What’s one design element least likely to be found on e-commerce sites? It’s the search element, and what a shame. So many sites decide to forgo giving users the opportunity to search a site for relevant information and quick finds, not realizing the harm that is done.
Why so important? Well, the ability of customers to find what they’re looking for on a website operates much the same as it does in a store. If they don’t find what they’re looking for, they’ll likely leave and visit the competition. If they do find it, a sale is likely to ensue. Designers should be open to including this important element more and more, especially in e-commerce.
The fact is search features are vital for smart e-commerce conversions, and even better, they’re not that hard to do. In this post, we’ll take a look at a few in hopes that new ideas on e-commerce search will inspire you to find better things to do with your search design.
A variety of different e-commerce search perspectives are out there and it’s important to decide on one before moving forward. Next, turn your attention to the basics. Search engines often are not used simply because they can’t be seen, so make the search is visible enough to be used regularly.
Pick a prominent position on the page for the search box – one that won’t be overlooked. Furthermore, take steps to ensure that users get what they hope for with the search provided. A search box that does not work or that provides poor results, may urge users to decide it’s simply not worth the time.
What’s Your Style?
Keep in mind there are several search styles to choose from each with its own amount of complexity and usability. The guiding factor here will of course be your target audience. Omit irrelevant styles that don’t align themselves squarely with the needs of your customers. Here’s a brief description of each e-commerce search type:
• Basic or Advanced or both – basic search incorporates simple keywords for search; advance search incorporates filters, parameters, or facets.
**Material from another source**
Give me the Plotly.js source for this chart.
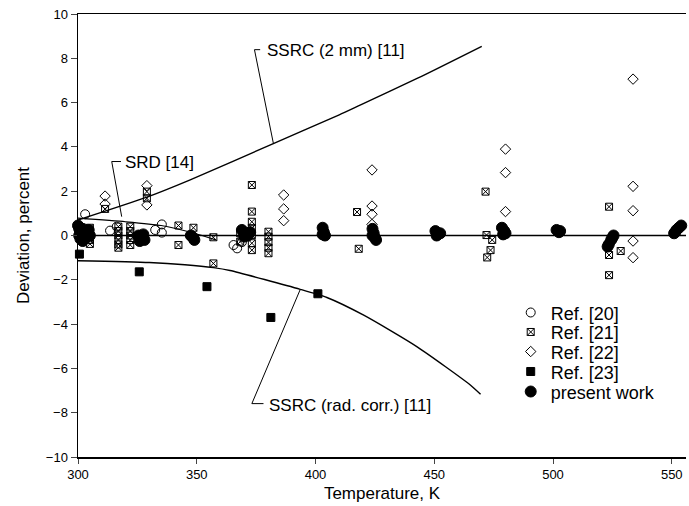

• Filtered Search – users choose from options describing the depth of a search
• Parameter Search– a basic search, but with added text boxes and drop-down menus
• Facets Search – a basic search comes first, but then users can continue searching from the results page My fonts
What’s Your Search plan?
Equally important is setting out a search plan to guide the process. To do this, put yourself in the shoes of a user and think carefully about how users act and think. When deciding how to categorize products it may help to seek ideas from similar websites.
Consider the Advanced Search
Of those e-commerce sites that do use at least a basic search, the number using advanced search as well is often quite small. The fact of the matter is that a better search can lead to increased sales, so it makes sense to do the very best to ensure that this goal is met by including design elements that get the job done.
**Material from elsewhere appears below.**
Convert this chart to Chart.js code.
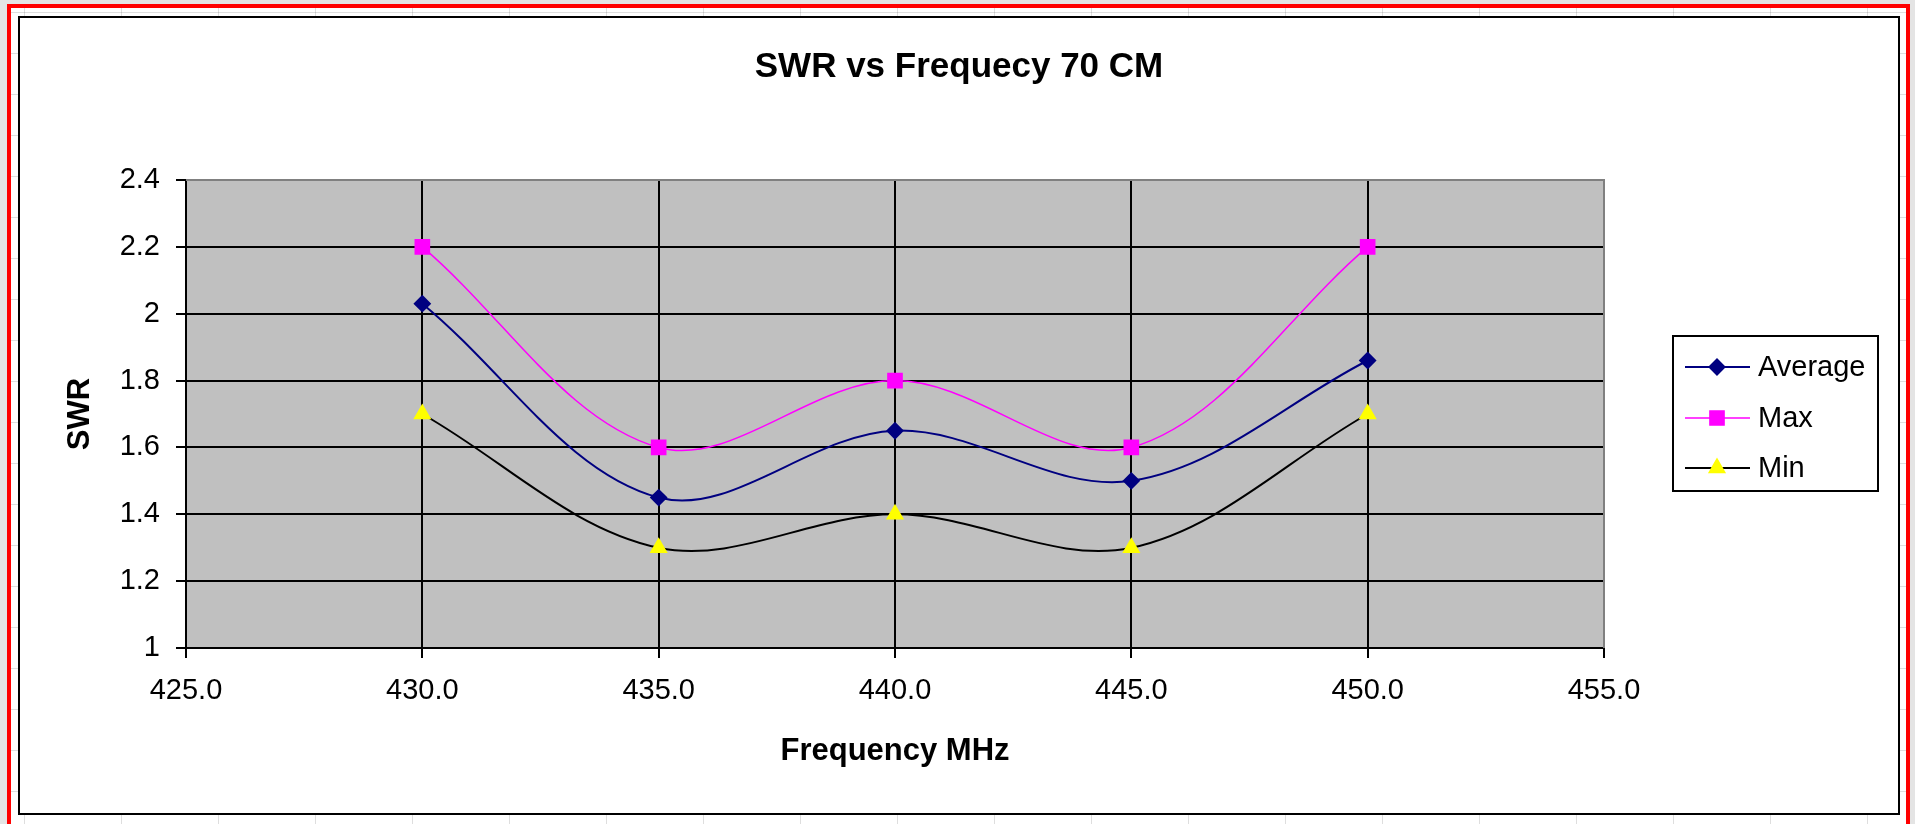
<!DOCTYPE html>
<html><head><meta charset="utf-8">
<script src="https://cdn.jsdelivr.net/npm/chart.js@4.4.0/dist/chart.umd.min.js"></script>
<style>
html,body{margin:0;padding:0;width:1915px;height:824px;overflow:hidden;background:#e4e4e4;}
#red{position:absolute;left:7px;top:4px;width:1903px;height:840px;box-sizing:border-box;border:4px solid #f00;
 background-color:#fff;
 background-image:linear-gradient(to right, rgba(0,0,0,0.13) 1px, transparent 1px), linear-gradient(to bottom, rgba(0,0,0,0.13) 1px, transparent 1px);
 background-size:97px 41px;background-position:13px 4px;}
#box{position:absolute;left:18px;top:16px;width:1882px;height:799px;box-sizing:border-box;border:2px solid #000;background:#fff;}
canvas{display:block;}
</style></head>
<body>
<div id="red"></div>
<div id="box"><canvas id="c" width="1878" height="795"></canvas></div>
<script>
const chartTitle = 'SWR vs Frequecy 70 CM';
const xAxisTitle = 'Frequency MHz';
const yAxisTitle = 'SWR';
const freqMHz = [430, 435, 440, 445, 450];
const swrAverage = [2.03, 1.45, 1.65, 1.50, 1.86];
const swrMax = [2.2, 1.6, 1.8, 1.6, 2.2];
const swrMin = [1.7, 1.3, 1.4, 1.3, 1.7];
const xTickLabels = ['425.0','430.0','435.0','440.0','445.0','450.0','455.0'];
const yTickLabels = ['1','1.2','1.4','1.6','1.8','2','2.2','2.4'];
const seriesNames = ['Average','Max','Min'];

const FONT = "'Liberation Sans', Arial, sans-serif";
const pts = vals => freqMHz.map((f,i)=>({x:f, y:vals[i]}));

const decor = {
  id:'decor',
  beforeDraw(chart){
    const {ctx, chartArea:a} = chart;
    ctx.save();
    ctx.fillStyle = '#c0c0c0';
    ctx.fillRect(a.left, a.top, a.right-a.left, a.bottom-a.top);
    ctx.restore();
  },
  beforeDatasetsDraw(chart){
    const {ctx, chartArea:a} = chart;
    ctx.save();
    ctx.strokeStyle = '#808080';
    ctx.lineWidth = 2;
    ctx.beginPath();
    ctx.moveTo(a.left, a.top); ctx.lineTo(a.right, a.top); ctx.lineTo(a.right, a.bottom);
    ctx.stroke();
    ctx.restore();
  },
  afterDraw(chart){
    const {ctx} = chart;
    ctx.save();
    ctx.fillStyle = '#000';
    ctx.font = "bold 35px " + FONT;
    ctx.textAlign = 'center';
    ctx.textBaseline = 'alphabetic';
    ctx.fillText(chartTitle, 939, 59);
    const bx = 1653, by = 318, bw = 205, bh = 155;
    ctx.fillStyle = '#fff';
    ctx.fillRect(bx, by, bw, bh);
    ctx.strokeStyle = '#000';
    ctx.lineWidth = 2;
    ctx.strokeRect(bx, by, bw, bh);
    const rows = [349, 400, 450];
    chart.data.datasets.forEach((ds, i) => {
      const y = rows[i];
      ctx.strokeStyle = ds.borderColor;
      ctx.lineWidth = ds.borderWidth;
      ctx.beginPath(); ctx.moveTo(1665, y); ctx.lineTo(1730, y); ctx.stroke();
      ctx.fillStyle = ds.pointBackgroundColor;
      ctx.strokeStyle = ds.pointBorderColor;
      Chart.helpers.drawPoint(ctx, {pointStyle: ds.pointStyle, radius: ds.pointRadius, rotation: 0, borderWidth: 1}, 1697, y);
      ctx.fillStyle = '#000';
      ctx.font = "29px " + FONT;
      ctx.textAlign = 'left';
      ctx.textBaseline = 'middle';
      ctx.fillText(ds.label, 1738, y + 1);
    });
    ctx.restore();
  }
};

new Chart(document.getElementById('c'), {
  type: 'line',
  data: {
    datasets: [
      {label: seriesNames[0], data: pts(swrAverage), borderColor:'#000080', borderWidth:2,
       pointStyle:'rectRot', pointRadius:7.5, pointBackgroundColor:'#000080', pointBorderColor:'#000080', tension:0.35},
      {label: seriesNames[1], data: pts(swrMax), borderColor:'#ff00ff', borderWidth:1.5,
       pointStyle:'rect', pointRadius:10, pointBackgroundColor:'#ff00ff', pointBorderColor:'#ff00ff', tension:0.35},
      {label: seriesNames[2], data: pts(swrMin), borderColor:'#000000', borderWidth:2,
       pointStyle:'triangle', pointRadius:8.5, pointBackgroundColor:'#ffff00', pointBorderColor:'#ffff00', tension:0.35}
    ]
  },
  options: {
    responsive:false, animation:false,
    layout:{padding:{top:162, right:294, bottom:0, left:0}},
    plugins:{legend:{display:false}, title:{display:false}, tooltip:{enabled:false}},
    scales:{
      x:{type:'linear', min:425, max:455,
        ticks:{stepSize:5, color:'#000', padding:16, font:{family:FONT, size:29},
          callback:(v,i)=>xTickLabels[i]},
        grid:{color:c=>(c.tick && Math.abs(c.tick.value-455)<1e-6)?'rgba(0,0,0,0)':'#000', tickColor:'#000', lineWidth:2, tickLength:10},
        border:{color:'#000', width:2},
        title:{display:true, text:xAxisTitle, color:'#000', font:{family:FONT, size:31, weight:'bold'}, padding:{top:0, bottom:43}},
        afterFit:s=>{s.height=165;}
      },
      y:{type:'linear', min:1, max:2.4,
        ticks:{stepSize:0.2, color:'#000', padding:16, font:{family:FONT, size:29},
          callback:(v,i)=>yTickLabels[i]},
        grid:{color:c=>(c.tick && Math.abs(c.tick.value-2.4)<1e-6)?'rgba(0,0,0,0)':'#000', tickColor:'#000', lineWidth:2, tickLength:10},
        border:{color:'#000', width:2},
        title:{display:true, text:yAxisTitle, color:'#000', font:{family:FONT, size:31, weight:'bold'}, padding:{top:42, bottom:0}},
        afterFit:s=>{s.width=166;}
      }
    }
  },
  plugins:[decor]
});
</script>
</body></html>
When designing advanced search, you’ll need to take decisions about how many filters to use, which parameters to set, which facets to incorporate and how to display the results. Once facets are chosen, be sure to label them appropriately so that users are certain of the particular performance of each one.
Beyond the basics, here are a few tips for designing searches:
1. Incorporate spell check. This is a user-friendly tip that increases usability, so definitely a good choice. eBay
2. Limit the number of facets. A facet search can quickly get complicated with more than 10 facets, so keep the numbers small.
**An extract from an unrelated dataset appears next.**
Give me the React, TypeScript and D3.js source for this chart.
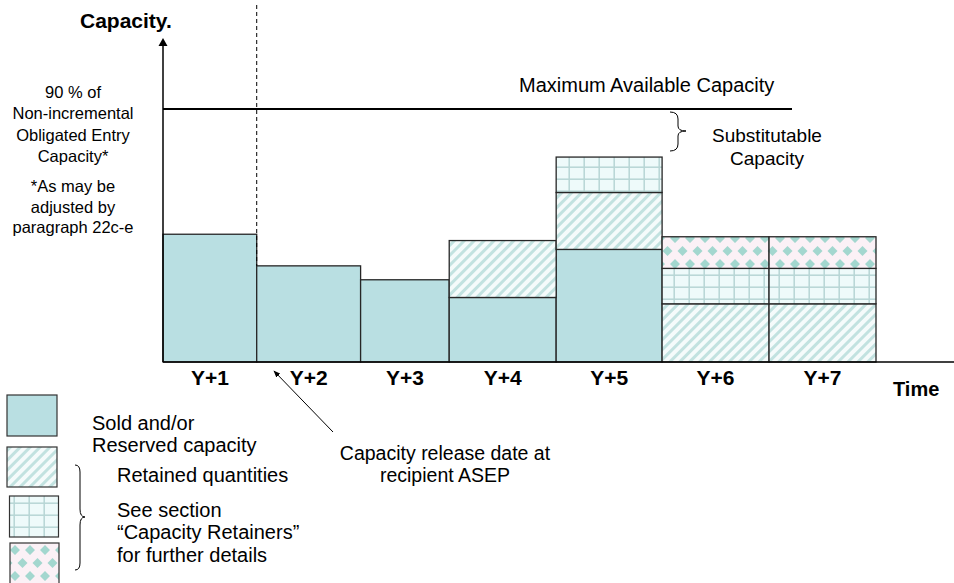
import * as d3 from "d3";

// capacity per period, in % of the maximum available capacity
const periods = ["Y+1", "Y+2", "Y+3", "Y+4", "Y+5", "Y+6", "Y+7"];
const periodEdges = [0, 0.92, 1.94, 2.81, 3.86, 4.9, 5.95, 7];
const soldReserved = [50.5, 38, 32.5, 25.5, 44.5, 0, 0];
const retainedQty = [0, 0, 0, 22.5, 22.5, 23, 23];
const gridRetainer = [0, 0, 0, 0, 14, 14, 14];
const diamondRetainer = [0, 0, 0, 0, 0, 12.5, 12.5];
const maxAvailable = 100;
const releaseEdge = 1; // index into periodEdges

const leftNote = ["90 % of", "Non-incremental", "Obligated Entry", "Capacity*"];
const leftFoot = ["*As may be", "adjusted by", "paragraph 22c-e"];

const W = 954;
const H = 583;
const FONT = "Arial, 'Liberation Sans', sans-serif";
const M = { left: 163, right: 876, base: 362 };

const keys = ["sold", "retained", "grid", "diamond"] as const;
const fills: Record<string, string> = {
  sold: "#b9dfe2",
  retained: "url(#hatch)",
  grid: "url(#grid)",
  diamond: "url(#diamond)",
};

export default function App() {
  const x = d3.scaleLinear().domain([0, 7]).range([M.left, M.right]);
  const y = d3.scaleLinear().domain([0, maxAvailable]).range([M.base, 109]);

  const rows = periods.map((p, i) => ({
    period: p,
    sold: soldReserved[i],
    retained: retainedQty[i],
    grid: gridRetainer[i],
    diamond: diamondRetainer[i],
  }));
  const stacked = d3.stack<(typeof rows)[0]>().keys(keys as unknown as string[])(rows);

  const dashX = x(periodEdges[releaseEdge]);
  const dashTop = y(soldReserved[releaseEdge]);

  return (
    <svg
      width={W}
      height={H}
      style={{ position: "absolute", left: 0, top: 0, background: "#fff" }}
      fontFamily={FONT}
    >
      <defs>
        <pattern id="hatch" patternUnits="userSpaceOnUse" width="7" height="7" patternTransform="rotate(45)">
          <rect width="7" height="7" fill="#f5fbfb" />
          <rect x="0" width="3" height="7" fill="#c2e2e0" />
        </pattern>
        <pattern id="grid" patternUnits="userSpaceOnUse" width="15" height="12">
          <rect width="15" height="12" fill="#eefafa" />
          <line x1="14.2" y1="0" x2="14.2" y2="12" stroke="#b7d6d5" strokeWidth="1.5" />
          <line x1="0" y1="11.2" x2="15" y2="11.2" stroke="#b7d6d5" strokeWidth="1.5" />
        </pattern>
        <pattern id="diamond" patternUnits="userSpaceOnUse" width="15" height="26" y="4">
          <rect width="15" height="26" fill="#fbf1f6" />
          <path d="M7.5,8 L12.5,13 L7.5,18 L2.5,13 Z" fill="#a3d7cf" />
          <path d="M0,-5 L5,0 L0,5 L-5,0 Z M15,-5 L20,0 L15,5 L10,0 Z M0,21 L5,26 L0,31 L-5,26 Z M15,21 L20,26 L15,31 L10,26 Z" fill="#a3d7cf" />
        </pattern>
        <marker id="arrowSmall" viewBox="0 0 10 10" refX="9" refY="5" markerWidth="7" markerHeight="7" orient="auto">
          <path d="M0,1 L10,5 L0,9 Z" fill="#000" />
        </marker>
      </defs>

      {/* bars */}
      {stacked.map((layer) => (
        <g key={layer.key}>
          {layer.map((d, i) =>
            d[1] - d[0] > 0 ? (
              <rect
                key={i}
                x={x(periodEdges[i])}
                y={y(d[1])}
                width={x(periodEdges[i + 1]) - x(periodEdges[i])}
                height={y(d[0]) - y(d[1])}
                fill={fills[layer.key]}
                stroke="#262626"
                strokeWidth={1.3}
              />
            ) : null
          )}
        </g>
      ))}

      {/* axes */}
      <line x1={M.left} x2={W} y1={M.base} y2={M.base} stroke="#000" strokeWidth={1.5} />
      <line x1={M.left} x2={M.left} y1={M.base} y2={46} stroke="#000" strokeWidth={1.5} />
      <path d={`M${M.left - 4.5},46 L${M.left},38 L${M.left + 4.5},46 Z`} fill="#000" />

      {/* maximum available capacity */}
      <line x1={M.left} x2={792} y1={y(maxAvailable)} y2={y(maxAvailable)} stroke="#000" strokeWidth={2} />
      <text x={519} y={92} fontSize={20}>Maximum Available Capacity</text>

      {/* substitutable brace */}
      <path
        d={`M670,${y(maxAvailable) + 3} Q678,${y(maxAvailable) + 3} 678,${y(maxAvailable) + 10} L678,${y(maxAvailable) + 17} Q678,${y(maxAvailable) + 22} 686,${y(maxAvailable) + 22} Q678,${y(maxAvailable) + 22} 678,${y(maxAvailable) + 27} L678,${y(maxAvailable) + 35} Q678,${y(maxAvailable) + 42} 670,${y(maxAvailable) + 42}`}
        fill="none"
        stroke="#000"
        strokeWidth={1}
      />
      <text x={767} y={142} fontSize={19} textAnchor="middle">Substitutable</text>
      <text x={767} y={165} fontSize={19} textAnchor="middle">Capacity</text>

      {/* release date dashed line */}
      <line x1={dashX} x2={dashX} y1={5} y2={dashTop} stroke="#000" strokeWidth={1} strokeDasharray="4,3" />

      {/* titles */}
      <text x={80} y={28} fontSize={21} fontWeight="bold">Capacity.</text>
      <text x={893} y={396} fontSize={20} fontWeight="bold">Time</text>

      {/* period labels */}
      {periods.map((p, i) => (
        <text
          key={p}
          x={(x(periodEdges[i]) + x(periodEdges[i + 1])) / 2}
          y={385}
          fontSize={21}
          fontWeight="bold"
          textAnchor="middle"
        >
          {p}
        </text>
      ))}

      {/* left annotation */}
      {leftNote.map((t, i) => (
        <text key={t} x={73} y={98 + i * 21.3} fontSize={16.5} textAnchor="middle">{t}</text>
      ))}
      {leftFoot.map((t, i) => (
        <text key={t} x={73} y={192 + i * 20.7} fontSize={16.5} textAnchor="middle">{t}</text>
      ))}

      {/* release date annotation */}
      <line x1={333} y1={432} x2={274} y2={371} stroke="#000" strokeWidth={1} markerEnd="url(#arrowSmall)" />
      <text x={445} y={460} fontSize={19.5} textAnchor="middle">Capacity release date at</text>
      <text x={445} y={482} fontSize={19.5} textAnchor="middle">recipient ASEP</text>

      {/* legend */}
      <rect x={7} y={395} width={50} height={41} fill={fills.sold} stroke="#333" strokeWidth={1.2} />
      <rect x={7} y={447} width={50} height={40} fill={fills.retained} stroke="#333" strokeWidth={1.2} />
      <rect x={9.5} y={496} width={49} height={41} fill={fills.grid} stroke="#333" strokeWidth={1.2} />
      <rect x={10} y={543} width={49} height={45} fill={fills.diamond} stroke="#333" strokeWidth={1.2} />
      <path
        d="M75,465 Q80,465 80,472 L80,509 Q80,517 85,517 Q80,517 80,525 L80,563 Q80,570 75,570"
        fill="none"
        stroke="#000"
        strokeWidth={1}
      />
      <text x={92} y={430} fontSize={20}>Sold and/or</text>
      <text x={92} y={452} fontSize={20}>Reserved capacity</text>
      <text x={117} y={482} fontSize={20}>Retained quantities</text>
      <text x={117} y={517} fontSize={20}>See section</text>
      <text x={117} y={539} fontSize={20}>“Capacity Retainers”</text>
      <text x={117} y={562} fontSize={20}>for further details</text>
    </svg>
  );
}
3. vary the order of results. Results don’t have to place the most searches for items first. Consider your users’ needs. Perhaps they’d prefer the most popular items show up in a search.
These basic search steps can guide great search, whether basic or advanced. Keep in mind that advanced searches don’t have to be complicated, and with a little planning, they won’t be. Definitely keep in mind the importance of a search. It could make all the difference.